Reference for S-PrediXcan: Barbeira, Alvaro N., et al. "Exploring the phenotypic consequences of tissue specific gene expression variation inferred from GWAS summary statistics." Nature communications 9.1 (2018): 1-20.
(https://www.nature.com/articles/s41467-018-03621-1)

MR-JTI TUTORIAL

Input file format
The input file contains six elements, as listed below. (The headers are required.)

rsid: rsid. SNPs need to be pruned before runing MR-JTI. effect_allele: The effect allele. Harmonization needs to be performed to make sure the effect alleles of eQTL and GWAS are correctly aligned.
ldscore: The LD score of each SNP. GCTA was used to generate LD score. gcta64 --bfile test --ld-score --ld-wind 1000 --ld-rsq-cutoff 0.01 --out test (required)
eqtl_beta: Effect size of eQTL (required)
eqtl_se: SE of eQTL effect size (required)
eqtl_p: eQTL p-value (required)
gwas_beta: GWAS effect size (required)
gwas_p: GWAS p-value (required)

A typical run

script_dir='/replace_with_script_dir'  
example_file_dir='/replace_with_the_example_file_dir'  

Rscript ${script_dir}/MR-JTI.r \
--df_path ${example_file_dir}/mrjti_example.txt \
--n_genes 100 \
--out_path ${example_file_dir}/mrjti_result.csv

Options for JTI model training

--df_path Path to dataframe of GWAS and eQTL summary statistics (required)  
--n_folds Number of cross-validation folds. Default=5.  
--n_snps  Minimum number of SNPs (obs) to run MR-JTI. Default=20.  
--n_bootstrap  Number of resampling times for bootstrap.

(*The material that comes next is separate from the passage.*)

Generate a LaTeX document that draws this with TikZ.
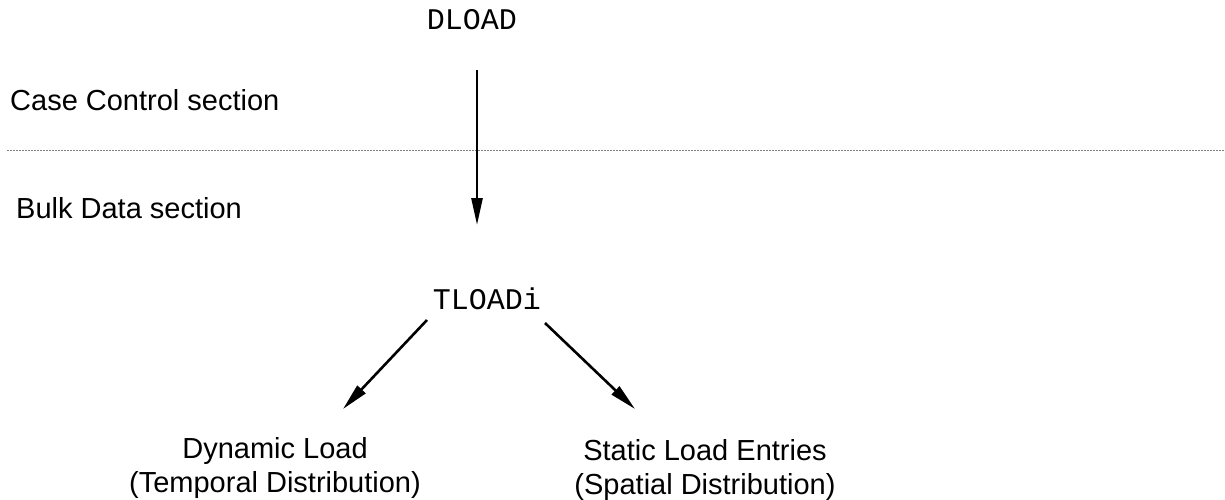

Default=500. #we used B=100 for our specific dataset, the default (recommended by Efron) is more general.
--n_genes Total number of genes tested (Bonferroni correction will be applied). n_genes=1 denotes user requires only nominal significance level (i.e., p<0.05 will be considered as significant). 
--weighted Weighted by inverse variance. Default=F
--out_path Output path.  (required)  

Results format MR-JTI generates the upper and lower estimates of the gene's effect on GWAS trait as well as the heterogeneity estimates.
variable: Variables including the gene's effect and the heterogeneity effects
beta: Point estimate of the effect size
beta_CI_lower: Bonferroni adjusted confidence interval (CI), lower
beta_CI_upper: Bonferroni adjusted CI, upper
CI_significance: Significant if the CI does not overlap the null hypothesis (i.e. 0).